Название книги я одолжил у Велимира Хлебникова, прозванного Великим Дервишем русской поэзии, эпика, лирика, визионера, создателя новых масштабов мира, который до этих масштабов всё никак не может дорасти. О Хлебникове говорят, что у него были признаки гения, хотя это, понятно, недоказуемо. Если бы, однако, в подтверждение этого тезиса существовала только использованная мной метафора, думаю, было бы о чем дискутировать. Это определение России представляется мне всеохватывающим – надо только не объяснять его, а смотреть в него как в бездонный колодец.

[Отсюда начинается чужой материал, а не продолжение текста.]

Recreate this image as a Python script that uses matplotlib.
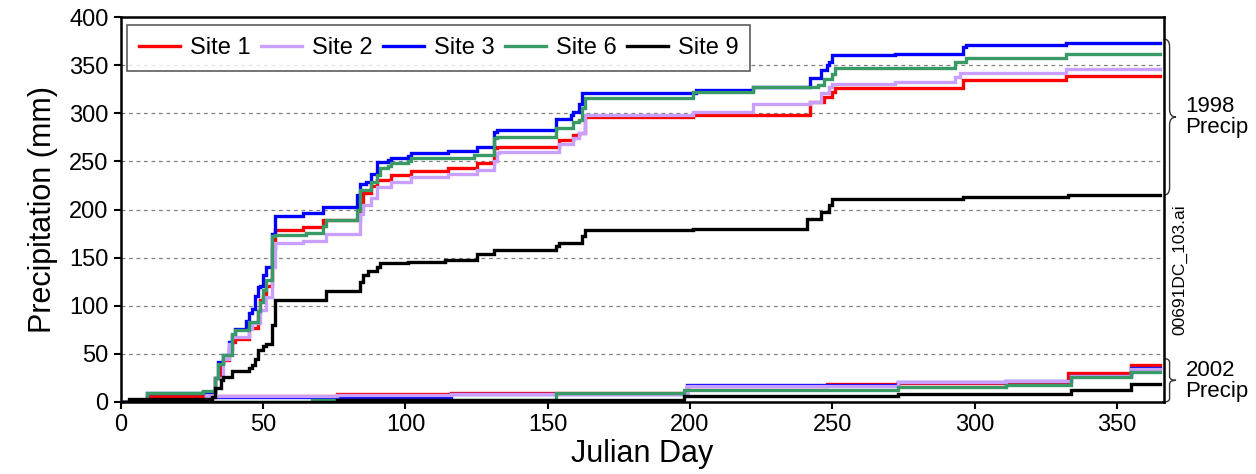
"""
Cumulative precipitation by Julian day for five sites, 1998 and 2002.
"""

import matplotlib
matplotlib.use("Agg")
import matplotlib.pyplot as plt
from matplotlib.path import Path
from matplotlib.patches import PathPatch
from matplotlib.transforms import blended_transform_factory

plt.rcParams['font.family'] = ['Liberation Sans', 'DejaVu Sans']

# ---- 1998 cumulative totals (mm), step events as (day, total after day) ----
site1_98_days = [0, 9, 29, 33, 35, 36, 38, 39, 40, 45, 48, 49, 50, 51, 53, 54, 64, 71,
                 84, 85, 88, 90, 95, 102, 115, 125, 131, 132, 154, 159, 161, 163, 201,
                 242, 247, 250, 251, 296, 332, 365]
site1_98_mm = [0, 6, 10, 25, 40.5, 43.6, 55, 62.7, 65, 76.5, 95, 106, 109.5, 120.5, 160, 179, 182, 189,
               205, 216.8, 224, 230.6, 235.8, 240.3, 242.8, 248, 263.6, 265, 272, 277, 280, 295.8, 298,
               312, 317, 322, 326, 334.5, 339, 339]

site2_98_days = [0, 27, 30, 33, 36, 38, 39, 45, 46, 49, 51, 53, 54, 64, 72,
                 84, 85, 88, 90, 95, 102, 115, 125, 131, 132, 133, 154, 159, 161, 163, 201,
                 222, 242, 246, 249, 250, 272, 293, 295, 332, 365]
site2_98_mm = [0, 0, 6, 25, 45, 60, 67.8, 76, 82, 95.6, 109, 140, 165, 167.6, 175,
               195, 204.7, 212, 223.7, 229, 234, 237, 241, 250, 258.4, 260, 268, 274, 280, 298, 301.6,
               309.6, 312, 320.7, 327, 330.4, 332.8, 338, 341.5, 346, 346]

site3_98_days = [0, 4, 9, 29, 33, 34, 36, 38, 39, 40, 44, 45, 46, 47, 48, 49, 50, 51, 53, 54, 64, 71,
                 83, 84, 86, 88, 90, 94, 95, 101, 102, 115, 125, 131, 132, 153, 158, 159, 161, 162,
                 202, 222, 242, 246, 248, 249, 250, 272, 296, 297, 332, 365]
site3_98_mm = [0, 2, 9, 10.7, 25, 42, 49, 62, 70, 75.5, 84, 92, 97, 110, 119, 120.6, 132, 140.6, 175, 193, 196, 203,
               215, 227, 229, 237, 249.6, 251, 253, 255.6, 258.8, 261, 264.6, 281, 283, 293.7, 298, 301.6, 310, 321,
               324, 327.6, 337, 345, 350, 353.6, 360.5, 361.6, 369, 370.5, 373, 373]

site6_98_days = [0, 4, 9, 29, 33, 34, 36, 39, 40, 45, 48, 49, 50, 51, 53, 54, 65, 71, 72,
                 83, 84, 88, 90, 91, 94, 95, 101, 102, 124, 131, 132, 153, 159, 161, 162, 163,
                 201, 222, 245, 247, 250, 251, 293, 297, 332, 365]
site6_98_mm = [0, 2, 9, 11, 25, 40, 49, 71, 75, 83.4, 95, 104, 116, 126.8, 172.5, 174, 176, 183, 189,
               200, 220, 229, 236, 242.8, 245, 248, 250, 253, 256.6, 274, 275, 285, 291, 293.5, 305, 315.5,
               322, 327, 329, 336, 341, 346.6, 353, 357, 361.6, 362]

site9_98_days = [0, 3, 32, 33, 35, 36, 39, 45, 46, 47, 48, 50, 51, 53, 54, 72,
                 84, 85, 87, 90, 91, 101, 114, 125, 131, 153, 154, 162, 163, 201,
                 241, 246, 249, 250, 296, 333, 365]
site9_98_mm = [0, 2.8, 5, 15, 22.9, 26.3, 32.6, 35, 38.4, 45, 54, 58, 60.3, 80, 106, 115.6,
               125, 132, 136.4, 140, 144, 145.5, 147.3, 153.8, 158, 162, 165.5, 172, 178.7, 179.6,
               189.8, 197.7, 205, 210.6, 213.3, 215, 215]

# ---- 2002 cumulative totals (mm) ----
site1_02_days = [0, 28, 31, 76, 116, 199, 248, 273, 311, 333, 355, 365]
site1_02_mm = [0, 0, 6, 8, 9, 16.5, 18.7, 20, 21, 30, 38.4, 38.4]

site2_02_days = [0, 27, 30, 76, 116, 199, 273, 311, 334, 355, 365]
site2_02_mm = [0, 0, 6, 7, 8, 17, 20.5, 21.5, 27, 34, 34]

site3_02_days = [0, 31, 116, 199, 273, 311, 334, 355, 365]
site3_02_mm = [0, 5.5, 8, 17.3, 21, 22, 27.5, 35.6, 35.6]

site6_02_days = [0, 67, 153, 198, 273, 311, 334, 355, 365]
site6_02_mm = [0, 2.5, 9.7, 12.5, 16, 18, 25.6, 31.5, 31.5]

site9_02_days = [0, 76, 198, 273, 334, 355, 365]
site9_02_mm = [0, 2, 6.6, 8.3, 12.5, 18.7, 18.7]

site_names = ["Site 1", "Site 2", "Site 3", "Site 6", "Site 9"]
site_colors = ["#ff0000", "#c9a0ff", "#0000ff", "#3a9a66", "#000000"]

series_98 = [(site1_98_days, site1_98_mm), (site2_98_days, site2_98_mm),
             (site3_98_days, site3_98_mm), (site6_98_days, site6_98_mm),
             (site9_98_days, site9_98_mm)]
series_02 = [(site1_02_days, site1_02_mm), (site2_02_days, site2_02_mm),
             (site3_02_days, site3_02_mm), (site6_02_days, site6_02_mm),
             (site9_02_days, site9_02_mm)]

fig = plt.figure(figsize=(12.56, 4.74), dpi=100)
ax = fig.add_axes([0.0963, 0.1519, 0.8305, 0.8122])

# draw order: red, blue, lavender, green, black
order = [0, 2, 1, 3, 4]
handles = {}
for i in order:
    for days, mm in (series_02[i], series_98[i]):
        ln, = ax.plot(days, mm, drawstyle='steps-post', color=site_colors[i],
                      linewidth=2.4, solid_joinstyle='miter')
    handles[i] = ln

ax.set_xlim(0, 366.6)
ax.set_ylim(0, 400)
ax.set_xticks(range(0, 351, 50))
ax.set_yticks(range(0, 401, 50))
for y in range(50, 351, 50):
    ax.axhline(y, color='#808080', linewidth=0.9, linestyle=(0, (3, 3)), zorder=0)

for s in ax.spines.values():
    s.set_linewidth(1.8)
ax.tick_params(direction='out', length=5, width=1.5, labelsize=17, pad=4)

ax.set_xlabel("Julian Day", fontsize=22, labelpad=2)
ax.set_ylabel("Precipitation (mm)", fontsize=22, labelpad=8)

leg = ax.legend([handles[i] for i in range(5)], site_names, loc='upper left',
                bbox_to_anchor=(0.0058, 0.979), borderaxespad=0, ncol=5,
                fontsize=17, frameon=True, fancybox=False, handlelength=1.75,
                handletextpad=0.4, columnspacing=0.45, borderpad=0.5)
leg.get_frame().set_edgecolor('#333333')
leg.get_frame().set_linewidth(1.2)


def brace(ax, y0, y1, r):
    # curly brace to the right of the axes, spanning y0..y1 in data units
    tr = blended_transform_factory(ax.transAxes, ax.transData)
    xa, xb, xc = 1.0, 1.0053, 1.0115
    ym = (y0 + y1) / 2
    verts = [(xa, y1), (xb, y1), (xb, y1 - r),
             (xb, ym + r),
             (xb, ym), (xc, ym), (xb, ym),
             (xb, ym - r),
             (xb, y0 + r), (xb, y0), (xa, y0)]
    codes = [Path.MOVETO, Path.CURVE3, Path.CURVE3,
             Path.LINETO,
             Path.CURVE3, Path.CURVE3, Path.CURVE3,
             Path.LINETO,
             Path.LINETO, Path.CURVE3, Path.CURVE3]
    p = PathPatch(Path(verts, codes), transform=tr, fill=False,
                  edgecolor='#333333', linewidth=1.0, clip_on=False)
    ax.add_patch(p)


brace(ax, 215, 377, 8)
brace(ax, 0, 45, 4)

tr = blended_transform_factory(ax.transAxes, ax.transData)
ax.text(1.0205, 296, "1998\nPrecip", transform=tr, fontsize=16, ha='left',
        va='center', linespacing=1.0, clip_on=False)
ax.text(1.0205, 22, "2002\nPrecip", transform=tr, fontsize=16, ha='left',
        va='center', linespacing=1.0, clip_on=False)
ax.text(1.0153, 137, "00691DC_103.ai", transform=tr, fontsize=12.5, rotation=90,
        ha='center', va='center', clip_on=False)

fig.savefig("out.png", dpi=100)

Если кто-нибудь, читая эту книгу, подумает о русских несколько иначе, чем прежде, как бы в духе мицкевичевского высказывания «И немцы тоже люди», а еще – по прочтении станет порой отделять «русское» от «советского», свою программу-минимум я буду считать выполненной. Программа же максимум предусматривает дальнейшее развитие этих мотивов. Воспользуюсь цитатой из Александра Герцена, возможно, самого мудрого русского всех времен, который в книге «Былое и думы» описывал свои дружеские контакты с пермской колонией польских ссыльных. Так вот однажды, пишет Герцен, «…закоренелый сармат, уже пожилой человек, служивший под началом Понятовского и участвовавший в наполеоновских кампаниях, получил … разрешение властей вернуться в свое литовское имение. Накануне отъезда он пригласил меня вместе с группой поляков к себе на обед. После трапезы он чокнулся со мной бокалом, горячо обнял меня, после чего прошептал мне на ухо с откровенностью военного: «Ах, ну почему же вы – русский?». Я не ответил, но слова эти глубоко ранили меня…» – и здесь стоит фраза, достойная – в своей лапидарной и безошибочной глубине смысла – метафоры Хлебникова:
«Я понял, что это поколение не могло принести Польше свободу».
Что до меня, очень хотел бы еще немного пожить в свободной Польше, чего и всем вам от души желаю.
Анджей Дравич, Варшава, август 1988 г.